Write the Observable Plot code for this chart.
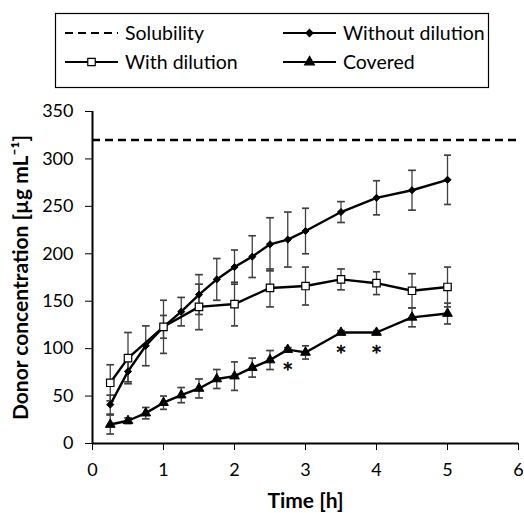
<!DOCTYPE html>
<html><head><meta charset="utf-8">
<script src="https://cdn.jsdelivr.net/npm/d3@7"></script>
<script src="https://cdn.jsdelivr.net/npm/@observablehq/plot@0.6"></script>
<style>
body{margin:0;background:#fff;font-family:Lato,sans-serif;}
#chart{width:524px;height:513px;}
#chart svg{display:block;}
</style>
</head><body><div id="chart"></div>
<script>
// ---- data ----
const solubility = 320;
const timeWithout = [0.25,0.5,0.75,1,1.25,1.5,1.75,2,2.25,2.5,2.75,3,3.5,4,4.5,5];
const valWithout  = [41,76,103,123,139,157,173,186,197,210,215,224,244,259,267,278];
const errWithout  = [10,11,21,12,15,21,22,18,22,28,29,24,11,18,21,26];
const timeWith = [0.25,0.5,1,1.5,2,2.5,3,3.5,4,4.5,5];
const valWith  = [64,90,123,144,147,164,166,173,169,161,165];
const errWith  = [19,27,28,24,23,20,20,11,12,18,21];
const timeCovered = [0.25,0.5,0.75,1,1.25,1.5,1.75,2,2.25,2.5,2.75,3,3.5,4,4.5,5];
const valCovered  = [20,24,32,43,51,58,68,71,80,88,99,96,117,117,133,137];
const errCovered  = [10,3,6,7,8,10,10,15,10,10,2,7,2,2,10,11];
const asteriskTimes = [2.75,3.5,4];
const xTicks = [0,1,2,3,4,5,6];
const yTicks = [0,50,100,150,200,250,300,350];
const legendLabels = ["Solubility","Without dilution","With dilution","Covered"];
const xLabel = "Time [h]";
const yLabel = "Donor concentration [µg mL⁻¹]";

const rows = (ts, vs, es) => ts.map((t,i)=>({t, v:vs[i], e:es[i]}));
const dWithout = rows(timeWithout, valWithout, errWithout);
const dWith = rows(timeWith, valWith, errWith);
const dCovered = rows(timeCovered, valCovered, errCovered);
const dAst = dCovered.filter(d => asteriskTimes.includes(d.t));

const FONT = "Lato, sans-serif";
const errColor = "#404040";

// ---- legend (above the plot) ----
const leg = d3.create("svg").attr("width",524).attr("height",95)
  .attr("font-family",FONT).attr("font-size",19.5);
leg.append("rect").attr("x",55.5).attr("y",13.5).attr("width",433).attr("height",74)
  .attr("fill","none").attr("stroke","black").attr("stroke-width",1.2);
const items = [
  {label:legendLabels[0], x:65, y:33, dash:"8,5", sym:null},
  {label:legendLabels[1], x:283, y:33, dash:null, sym:"diamond", fill:"black", r:3.2},
  {label:legendLabels[2], x:65, y:62, dash:null, sym:"square", fill:"white", r:4.2},
  {label:legendLabels[3], x:283, y:62, dash:null, sym:"triangle", fill:"black", r:3.6},
];
const symMap = {diamond:d3.symbolDiamond2, square:d3.symbolSquare, triangle:d3.symbolTriangle};
for (const it of items) {
  leg.append("line").attr("x1",it.x).attr("x2",it.x+53).attr("y1",it.y).attr("y2",it.y)
    .attr("stroke","black").attr("stroke-width",it.dash?2.2:2)
    .attr("stroke-dasharray",it.dash);
  if (it.sym) {
    leg.append("path").attr("transform",`translate(${it.x+26.5},${it.y})`)
      .attr("d", d3.symbol(symMap[it.sym], Math.PI*it.r*it.r)())
      .attr("fill",it.fill).attr("stroke","black").attr("stroke-width",1.2);
  }
  leg.append("text").attr("x",it.x+60).attr("y",it.y).attr("dy","0.35em").text(it.label);
}
document.getElementById("chart").append(leg.node());

// ---- plot ----
const errMark = (data) => Plot.link(data, {
  x1:"t", x2:"t", y1:d=>d.v-d.e, y2:d=>d.v+d.e,
  stroke:errColor, strokeWidth:1.3, markerStart:"tick", markerEnd:"tick"
});
const lineMark = (data) => Plot.line(data, {x:"t", y:"v", stroke:"black", strokeWidth:2.4});

const plot = Plot.plot({
  width:524, height:418,
  marginTop:16, marginBottom:70, marginLeft:92, marginRight:6,
  style:{fontFamily:FONT, fontSize:"18px", color:"black", background:"white"},
  x:{domain:[0,6]},
  y:{domain:[0,350]},
  marks:[
    Plot.ruleY([solubility], {stroke:"black", strokeWidth:2.4, strokeDasharray:"8,5"}),
    errMark(dWithout), errMark(dCovered), errMark(dWith),
    lineMark(dWithout), lineMark(dCovered), lineMark(dWith),
    Plot.dot(dWithout, {x:"t", y:"v", symbol:"diamond2", r:3.2, fill:"black", stroke:"black", strokeWidth:1}),
    Plot.dot(dCovered, {x:"t", y:"v", symbol:"triangle", r:3.6, fill:"black", stroke:"black", strokeWidth:1}),
    Plot.dot(dWith, {x:"t", y:"v", symbol:"square", r:4.2, fill:"white", stroke:"black", strokeWidth:1.2}),
    Plot.text(dAst, {x:"t", y:"v", text:()=>"*", dy:20, fontSize:18, fontFamily:"DejaVu Sans",
      fill:"black", stroke:"black", strokeWidth:0.6}),
    Plot.ruleX([0], {y1:0, y2:350, stroke:"black", strokeWidth:2}),
    Plot.ruleY([0], {x1:0, x2:6, stroke:"black", strokeWidth:2}),
    Plot.axisX({ticks:xTicks, tickSize:7, tickPadding:13, tickFormat:d=>String(d),
      label:xLabel, labelAnchor:"center", labelArrow:"none", labelOffset:64, fontSize:18}),
    Plot.axisY({ticks:yTicks, tickSize:7, tickPadding:12, tickFormat:d=>String(d),
      label:yLabel, labelAnchor:"center", labelArrow:"none", labelOffset:79, fontSize:18})
  ]
});
plot.querySelectorAll('[aria-label="x-axis label"] text')
  .forEach(t => { t.setAttribute("font-weight","bold"); t.setAttribute("font-size","21"); });
plot.querySelectorAll('[aria-label="y-axis label"] text')
  .forEach(t => { t.setAttribute("font-weight","bold"); t.setAttribute("font-size","21"); });
document.getElementById("chart").append(plot);
</script>
</body></html>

### Task to carry out
Report the number of lines above containing the word "chart", with no other text.

### Result of this task
6